■ Task directions ■
Return the lines below exactly, from the first line to the line that contains "vol_ticks = [0, 5, 10, 15, 20, 25, 30, 35]". Leave out pictures.

Start of Data shown

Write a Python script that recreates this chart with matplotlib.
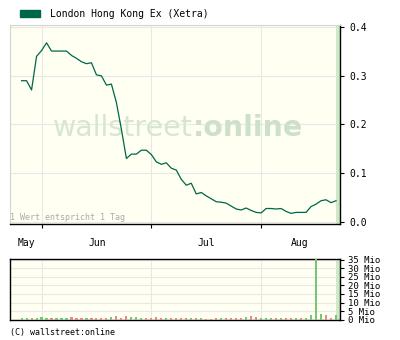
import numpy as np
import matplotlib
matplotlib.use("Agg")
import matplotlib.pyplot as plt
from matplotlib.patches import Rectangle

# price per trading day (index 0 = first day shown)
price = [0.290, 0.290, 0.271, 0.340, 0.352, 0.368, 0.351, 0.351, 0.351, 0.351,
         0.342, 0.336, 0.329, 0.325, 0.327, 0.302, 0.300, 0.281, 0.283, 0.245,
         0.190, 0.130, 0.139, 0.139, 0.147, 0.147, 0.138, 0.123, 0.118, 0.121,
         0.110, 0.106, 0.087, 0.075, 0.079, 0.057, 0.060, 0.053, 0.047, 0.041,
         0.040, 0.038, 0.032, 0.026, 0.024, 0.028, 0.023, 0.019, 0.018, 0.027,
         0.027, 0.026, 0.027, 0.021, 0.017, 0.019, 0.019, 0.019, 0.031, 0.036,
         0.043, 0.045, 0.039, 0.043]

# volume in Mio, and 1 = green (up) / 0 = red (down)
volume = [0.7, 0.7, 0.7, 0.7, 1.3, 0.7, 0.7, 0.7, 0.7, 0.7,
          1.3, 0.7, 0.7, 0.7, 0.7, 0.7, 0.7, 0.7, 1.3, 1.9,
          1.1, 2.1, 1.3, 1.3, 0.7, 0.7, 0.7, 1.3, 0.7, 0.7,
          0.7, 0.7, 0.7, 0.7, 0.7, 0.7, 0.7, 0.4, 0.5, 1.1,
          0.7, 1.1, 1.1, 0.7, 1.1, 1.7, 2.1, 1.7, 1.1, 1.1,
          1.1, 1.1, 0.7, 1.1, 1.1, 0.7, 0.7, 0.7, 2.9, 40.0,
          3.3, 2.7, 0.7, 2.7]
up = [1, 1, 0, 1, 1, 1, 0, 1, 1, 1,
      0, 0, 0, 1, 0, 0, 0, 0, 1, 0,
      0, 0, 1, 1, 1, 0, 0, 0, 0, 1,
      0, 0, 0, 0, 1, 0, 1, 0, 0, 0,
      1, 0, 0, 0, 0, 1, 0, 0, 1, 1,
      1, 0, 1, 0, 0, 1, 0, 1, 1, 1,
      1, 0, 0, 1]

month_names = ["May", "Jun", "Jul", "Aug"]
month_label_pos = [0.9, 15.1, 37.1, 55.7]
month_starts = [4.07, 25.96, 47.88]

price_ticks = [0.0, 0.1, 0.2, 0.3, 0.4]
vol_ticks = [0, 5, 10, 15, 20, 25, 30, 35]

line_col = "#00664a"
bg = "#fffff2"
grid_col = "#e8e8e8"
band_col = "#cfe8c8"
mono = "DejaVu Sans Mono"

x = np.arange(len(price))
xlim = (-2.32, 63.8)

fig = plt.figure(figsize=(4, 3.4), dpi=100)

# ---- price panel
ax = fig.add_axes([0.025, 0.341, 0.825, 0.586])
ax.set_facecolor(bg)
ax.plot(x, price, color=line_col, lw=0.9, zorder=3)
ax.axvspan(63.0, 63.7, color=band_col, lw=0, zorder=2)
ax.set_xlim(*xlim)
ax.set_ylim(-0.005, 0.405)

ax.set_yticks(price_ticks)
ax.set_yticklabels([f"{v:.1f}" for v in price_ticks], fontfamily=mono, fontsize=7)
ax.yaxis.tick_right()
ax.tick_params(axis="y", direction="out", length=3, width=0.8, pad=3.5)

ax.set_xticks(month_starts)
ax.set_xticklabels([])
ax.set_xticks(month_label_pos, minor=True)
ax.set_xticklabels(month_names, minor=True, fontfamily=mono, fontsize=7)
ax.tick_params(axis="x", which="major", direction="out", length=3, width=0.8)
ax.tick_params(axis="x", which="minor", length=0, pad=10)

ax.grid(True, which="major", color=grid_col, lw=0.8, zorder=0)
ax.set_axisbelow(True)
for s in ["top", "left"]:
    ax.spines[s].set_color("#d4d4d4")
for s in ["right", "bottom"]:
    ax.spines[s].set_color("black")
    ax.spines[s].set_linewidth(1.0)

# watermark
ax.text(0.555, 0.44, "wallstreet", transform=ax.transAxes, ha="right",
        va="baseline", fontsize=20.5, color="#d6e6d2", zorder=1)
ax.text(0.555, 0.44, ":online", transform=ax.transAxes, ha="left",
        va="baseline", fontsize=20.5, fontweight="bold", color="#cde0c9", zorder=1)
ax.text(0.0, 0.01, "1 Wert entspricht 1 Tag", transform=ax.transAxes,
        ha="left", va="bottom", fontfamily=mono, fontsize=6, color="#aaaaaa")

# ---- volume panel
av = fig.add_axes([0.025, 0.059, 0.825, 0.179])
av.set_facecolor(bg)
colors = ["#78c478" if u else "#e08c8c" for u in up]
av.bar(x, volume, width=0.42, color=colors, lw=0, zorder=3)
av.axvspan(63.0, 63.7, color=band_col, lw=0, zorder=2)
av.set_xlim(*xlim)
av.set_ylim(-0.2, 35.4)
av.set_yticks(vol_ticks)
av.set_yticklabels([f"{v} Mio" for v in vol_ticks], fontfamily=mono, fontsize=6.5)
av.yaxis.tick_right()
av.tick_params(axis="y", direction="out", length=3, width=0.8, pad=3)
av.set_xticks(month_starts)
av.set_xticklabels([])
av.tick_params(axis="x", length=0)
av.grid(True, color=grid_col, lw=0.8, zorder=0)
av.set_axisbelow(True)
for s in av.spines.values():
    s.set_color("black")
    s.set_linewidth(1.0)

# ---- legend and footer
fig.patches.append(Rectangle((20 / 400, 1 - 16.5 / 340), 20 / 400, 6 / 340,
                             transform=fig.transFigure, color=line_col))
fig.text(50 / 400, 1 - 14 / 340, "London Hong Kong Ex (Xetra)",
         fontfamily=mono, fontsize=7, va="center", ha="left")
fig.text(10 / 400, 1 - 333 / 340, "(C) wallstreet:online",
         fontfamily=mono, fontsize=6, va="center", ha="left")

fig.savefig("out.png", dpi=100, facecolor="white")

End of Data shown

■ Final result ■
Write a Python script that recreates this chart with matplotlib.
import numpy as np
import matplotlib
matplotlib.use("Agg")
import matplotlib.pyplot as plt
from matplotlib.patches import Rectangle

# price per trading day (index 0 = first day shown)
price = [0.290, 0.290, 0.271, 0.340, 0.352, 0.368, 0.351, 0.351, 0.351, 0.351,
         0.342, 0.336, 0.329, 0.325, 0.327, 0.302, 0.300, 0.281, 0.283, 0.245,
         0.190, 0.130, 0.139, 0.139, 0.147, 0.147, 0.138, 0.123, 0.118, 0.121,
         0.110, 0.106, 0.087, 0.075, 0.079, 0.057, 0.060, 0.053, 0.047, 0.041,
         0.040, 0.038, 0.032, 0.026, 0.024, 0.028, 0.023, 0.019, 0.018, 0.027,
         0.027, 0.026, 0.027, 0.021, 0.017, 0.019, 0.019, 0.019, 0.031, 0.036,
         0.043, 0.045, 0.039, 0.043]

# volume in Mio, and 1 = green (up) / 0 = red (down)
volume = [0.7, 0.7, 0.7, 0.7, 1.3, 0.7, 0.7, 0.7, 0.7, 0.7,
          1.3, 0.7, 0.7, 0.7, 0.7, 0.7, 0.7, 0.7, 1.3, 1.9,
          1.1, 2.1, 1.3, 1.3, 0.7, 0.7, 0.7, 1.3, 0.7, 0.7,
          0.7, 0.7, 0.7, 0.7, 0.7, 0.7, 0.7, 0.4, 0.5, 1.1,
          0.7, 1.1, 1.1, 0.7, 1.1, 1.7, 2.1, 1.7, 1.1, 1.1,
          1.1, 1.1, 0.7, 1.1, 1.1, 0.7, 0.7, 0.7, 2.9, 40.0,
          3.3, 2.7, 0.7, 2.7]
up = [1, 1, 0, 1, 1, 1, 0, 1, 1, 1,
      0, 0, 0, 1, 0, 0, 0, 0, 1, 0,
      0, 0, 1, 1, 1, 0, 0, 0, 0, 1,
      0, 0, 0, 0, 1, 0, 1, 0, 0, 0,
      1, 0, 0, 0, 0, 1, 0, 0, 1, 1,
      1, 0, 1, 0, 0, 1, 0, 1, 1, 1,
      1, 0, 0, 1]

month_names = ["May", "Jun", "Jul", "Aug"]
month_label_pos = [0.9, 15.1, 37.1, 55.7]
month_starts = [4.07, 25.96, 47.88]

price_ticks = [0.0, 0.1, 0.2, 0.3, 0.4]
vol_ticks = [0, 5, 10, 15, 20, 25, 30, 35]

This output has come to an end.